All of these Zinfandels hail from Sonoma County and, except for the Big River Zin, they contain other grapes -- Petite Sirah or Carignan, for example -- in addition to Zinfandel, as is common in vineyards dating back 100 years and more.  The wine I have chosen to feature is an exception.  Ravenswood Dickerson Vineyard Zinfandel is from a Napa Valley, from Zinfandel Lane specifically, and it is entirely Zinfandel.  The vineyard was planted from 1885 to 1920 and is dry-farmed.

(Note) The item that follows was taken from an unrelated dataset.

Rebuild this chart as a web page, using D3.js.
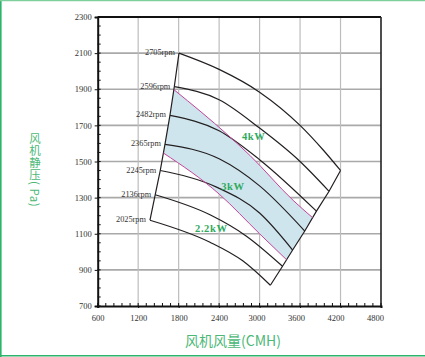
<!DOCTYPE html>
<html><head><meta charset="utf-8">
<script src="https://cdn.jsdelivr.net/npm/d3@7"></script>
<style>body{margin:0;background:#fff}svg{display:block}</style>
</head><body>
<svg id="c" width="425" height="357"></svg>
<script>
// ---- data ----
const xTicks = [600,1200,1800,2400,3000,3600,4200,4800];
const yTicks = [700,900,1100,1300,1500,1700,1900,2100,2300];
const rpmNames = ["2705rpm","2596rpm","2482rpm","2365rpm","2245rpm","2136rpm","2025rpm"];
const rpm2705 = [[1805,2100],[2400,2010],[3000,1884],[3600,1700],[3940,1565],[4200,1450]];
const rpm2596 = [[1736,1915],[2400,1842],[3000,1685],[3600,1500],[4030,1335]];
const rpm2482 = [[1671,1755],[2400,1670],[3000,1510],[3843,1225]];
const rpm2365 = [[1597,1595],[2400,1515],[3000,1365],[3670,1115]];
const rpm2245 = [[1527,1450],[2362,1358],[3000,1215],[3490,1010]];
const rpm2136 = [[1453,1316],[2265,1205],[2800,1088],[3340,920]];
const rpm2025 = [[1375,1175],[2265,1053],[2750,950],[3160,815]];
const power4kW = [[1729,1898],[2534,1645],[2856,1534],[3497,1285],[3786,1189]];
const power3kW = [[1574,1547],[2400,1320],[3000,1100],[3400,956]];
const powerNames = ["4kW","3kW","2.2kW"];
const powerLabelAt = [[2912,1637],[2604,1364],[2284,1128]];
const xTitle = "风机风量(CMH)";
const yTitle = "风机静压( Pa)";

const rpmCurves = [rpm2705,rpm2596,rpm2482,rpm2365,rpm2245,rpm2136,rpm2025];

// ---- drawing ----
const svg = d3.select("#c");
const x = d3.scaleLinear().domain([600,4800]).range([97.7,381]);
const y = d3.scaleLinear().domain([700,2300]).range([306,17]);
const titleGreen = "#4cb877", labelGreen = "#2faa5c";

// frame
svg.append("line").attr("x1",0.8).attr("x2",0.8).attr("y1",0).attr("y2",357).attr("stroke","#2db36b").attr("stroke-width",1.6);
svg.append("line").attr("x1",0).attr("x2",425).attr("y1",0.6).attr("y2",0.6).attr("stroke","#7fcf9c").attr("stroke-width",1.2);
svg.append("line").attr("x1",0).attr("x2",425).attr("y1",355.8).attr("y2",355.8).attr("stroke","#2db36b").attr("stroke-width",1.4);

// grid
svg.append("g").selectAll("line").data(yTicks.slice(1,-1)).join("line")
  .attr("x1",x(600)).attr("x2",x(4800)).attr("y1",d=>y(d)).attr("y2",d=>y(d))
  .attr("stroke","#a9a9a9").attr("stroke-width",1.6);
svg.append("g").selectAll("line").data(xTicks.slice(1,-1)).join("line")
  .attr("y1",y(700)).attr("y2",y(2300)).attr("x1",d=>x(d)).attr("x2",d=>x(d))
  .attr("stroke","#bdbdbd").attr("stroke-width",1.2);
svg.append("line").attr("x1",x(600)).attr("x2",x(4800)).attr("y1",y(2300)).attr("y2",y(2300)).attr("stroke","#111").attr("stroke-width",2);
svg.append("line").attr("x1",x(4800)).attr("x2",x(4800)).attr("y1",y(2300)).attr("y2",y(700)).attr("stroke","#222").attr("stroke-width",1.6);

// minor ticks
svg.append("g").selectAll("line").data(d3.range(700,2301,50)).join("line")
  .attr("x1",x(600)).attr("x2",x(600)+3).attr("y1",d=>y(d)).attr("y2",d=>y(d))
  .attr("stroke","#111").attr("stroke-width",1);
svg.append("g").selectAll("line").data(d3.range(600,4801,120)).join("line")
  .attr("x1",d=>x(d)).attr("x2",d=>x(d)).attr("y1",y(700)).attr("y2",y(700)-3)
  .attr("stroke","#111").attr("stroke-width",1);

// axes
const fmt = d3.format("d");
const ax = svg.append("g").attr("transform",`translate(${x(600)},0)`)
  .call(d3.axisLeft(y).tickValues(yTicks).tickSize(3).tickPadding(3).tickFormat(fmt));
const bx = svg.append("g").attr("transform",`translate(0,${y(700)})`)
  .call(d3.axisBottom(x).tickValues(xTicks).tickSize(2).tickPadding(7).tickFormat(fmt));
[ax,bx].forEach(g=>{
  g.select(".domain").attr("stroke","#111").attr("stroke-width",2);
  g.selectAll(".tick line").attr("stroke","#111");
  g.selectAll("text").attr("font-family","'Liberation Serif',serif").attr("font-size",8.5).attr("fill","#333");
});
bx.selectAll(".tick text").attr("dx",(d)=>d>=3000?-3-(d-3000)/600:0);

// blue band between power curves
const line = d3.line().x(d=>x(d[0])).y(d=>y(d[1])).curve(d3.curveMonotoneX);
function sample(data){
  const p = svg.append("path").attr("d",line(data)).attr("fill","none").attr("stroke","none");
  const node = p.node(), L = node.getTotalLength(), pts=[];
  for(let i=0;i<=80;i++){const q=node.getPointAtLength(L*i/80); pts.push([q.x,q.y]);}
  p.remove(); return pts;
}
const starts = rpmCurves.map(c=>c[0]);
const ends = rpmCurves.map(c=>c[c.length-1]);
const up = sample(power4kW), lo = sample(power3kW);
const hiY = power4kW[power4kW.length-1][1], loY = power3kW[power3kW.length-1][1];
const rightPart = ends.filter(e=>e[1]<hiY && e[1]>loY).map(e=>[x(e[0]),y(e[1])]);
const hiYs = power4kW[0][1], loYs = power3kW[0][1];
const leftPart = starts.filter(e=>e[1]<hiYs && e[1]>loYs).sort((a,b)=>a[1]-b[1]).map(e=>[x(e[0]),y(e[1])]);
const poly = [...up, ...rightPart, ...lo.slice().reverse(), ...leftPart];
svg.append("path").attr("d", d3.line()(poly)+"Z").attr("fill","#cfe5ee").attr("stroke","none");

// boundaries
const straight = d3.line().x(d=>x(d[0])).y(d=>y(d[1]));
svg.append("path").attr("d",straight(starts)).attr("fill","none").attr("stroke","#231f20").attr("stroke-width",1.2);
svg.append("path").attr("d",straight(ends)).attr("fill","none").attr("stroke","#231f20").attr("stroke-width",1.2);

// rpm curves
svg.append("g").selectAll("path").data(rpmCurves).join("path")
  .attr("d",line).attr("fill","none").attr("stroke","#231f20").attr("stroke-width",1.2);

// power curves
svg.append("g").selectAll("path").data([power4kW,power3kW]).join("path")
  .attr("d",line).attr("fill","none").attr("stroke","#c4449a").attr("stroke-width",1);

// rpm labels
svg.append("g").selectAll("text").data(rpmCurves).join("text")
  .attr("x",d=>x(d[0][0])-4).attr("y",d=>y(d[0][1])+2)
  .attr("text-anchor","end").attr("font-family","'Liberation Serif',serif").attr("font-size",8.3)
  .attr("fill","#333").text((d,i)=>rpmNames[i]);

// power labels
svg.append("g").selectAll("text").data(powerLabelAt).join("text")
  .attr("x",d=>x(d[0])).attr("y",d=>y(d[1])).attr("dy","0.35em")
  .attr("text-anchor","middle").attr("font-family","'Liberation Serif',serif").attr("font-size",10.5)
  .attr("font-weight","bold").attr("letter-spacing",0.6)
  .attr("fill",labelGreen).text((d,i)=>powerNames[i]);

// titles
svg.append("text").attr("x",233).attr("y",346).attr("text-anchor","middle")
  .attr("font-family","'Noto Sans CJK SC','Noto Sans',sans-serif").attr("font-size",14)
  .attr("fill",titleGreen).text(xTitle);
svg.append("text").attr("x",35).attr("y",133)
  .style("writing-mode","vertical-rl").style("text-orientation","mixed")
  .attr("font-family","'Noto Sans CJK SC',sans-serif").attr("font-size",11.5)
  .attr("letter-spacing",0.5)
  .attr("fill",titleGreen).text(yTitle);
</script>
</body></html>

The Dickerson Vineyard Zin has always been one of my very favorite Ravenswood Zinfandels because it is lean and sleek, a style that I favor.  On the nose the 2008 has delicate notes of raspberry and pure, concentrated blackberry fruit with accents of mint.  In your mouth, the wine is dry and fairly full-bodied (but moderate for Zinfandel) with depth of acidity and vivid flavors of mainly red fruits and fresh herbs. Its tannin is dry and firm but not aggressive and it does not overwhelm the wine’s fresh fruitiness. Concentrated fruity flavors endure in the finish, so fresh and vibrant.

In presenting this wine recently, Joel Peterson commented that although it is entirely Zinfandel, Dickerson is an anomaly because the vineyard is infected with leafroll virus, which causes less photosynthesis and results in higher acid and leaner tannins (technically, less complex anthocyanins) in the wine.  The grapes are ripe enough to produce 14.8 percent alcohol in the finished wine, but the ripeness tastes different than it does in Zinfandels from elsewhere.  The wine has edges and angles -- facets, like a diamond -- and this structure highlights the fresh fruit flavors.

If you are a Zinfanatic, then you will most likely prefer the 2008 Old Hill, or Big River, or Teldeschi.  But if, like me, your taste in red wines runs to trim and delineated styles, then by all means try the Dickerson.  Maybe, like me, you don’t tend to reach for a Zin, and then maybe, like me, you’ll be very glad that you did.